Erdogan also said that he would soon be visiting the ACT to see the healthcare model as part of the trial in the Canberra prison.
‘Commitments appear to end at the prison gates’
There have been numerous reports recently revealing how the provision of healthcare in prisons is failing First Nations people and putting their lives at risk.
The Victorian Ombudsman found earlier this year that a number of gaps in the current system are putting First Nations people in prison at risk.
“Over the years, the Australian and Victorian governments have made many commitments to Aboriginal peoples’ self-determination, consultation and evidence-based health policy - however, these commitments appear to end at the prison gates,” Victorian Ombudsman Deborah Glass said in the report.
“This investigation found a system that is failing to meet the needs of Aboriginal people in prison.

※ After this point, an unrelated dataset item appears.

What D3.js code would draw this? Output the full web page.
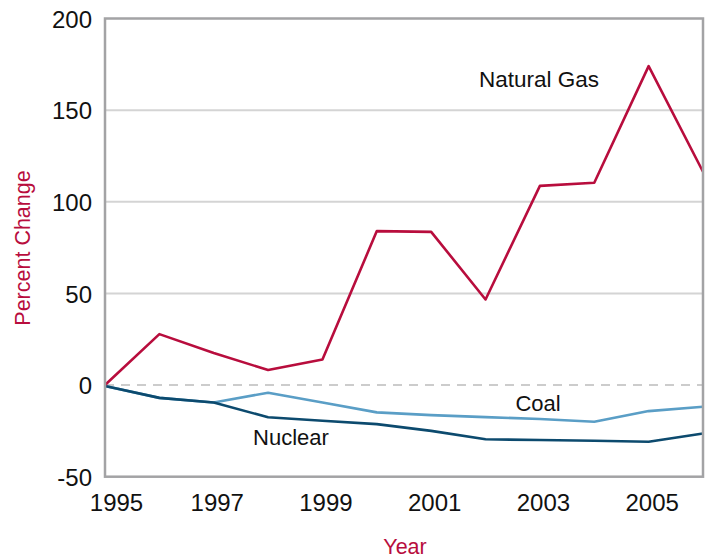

Some of the things we heard were deeply confronting and distressing. For the sake of our over-incarcerated First Peoples, I can only hope this report finally provides the spur for change.”
An independent review of the healthcare provided to First Nations people in adult prisons and youth detention centres is currently sitting on the federal government’s desk after it was completed midway through this year.
The federal Department of Health contracted consulting firm Nous to undertake the review looking into the systemic reform needed to improve the healthcare offered to First Nations people in prison in November last year.
It was looking at “barriers to culturally safe healthcare for First Nations people in prison and opportunities for systemic reform”.
The final report from the review was completed mid-this year and handed to the federal government. The report is yet to be made public.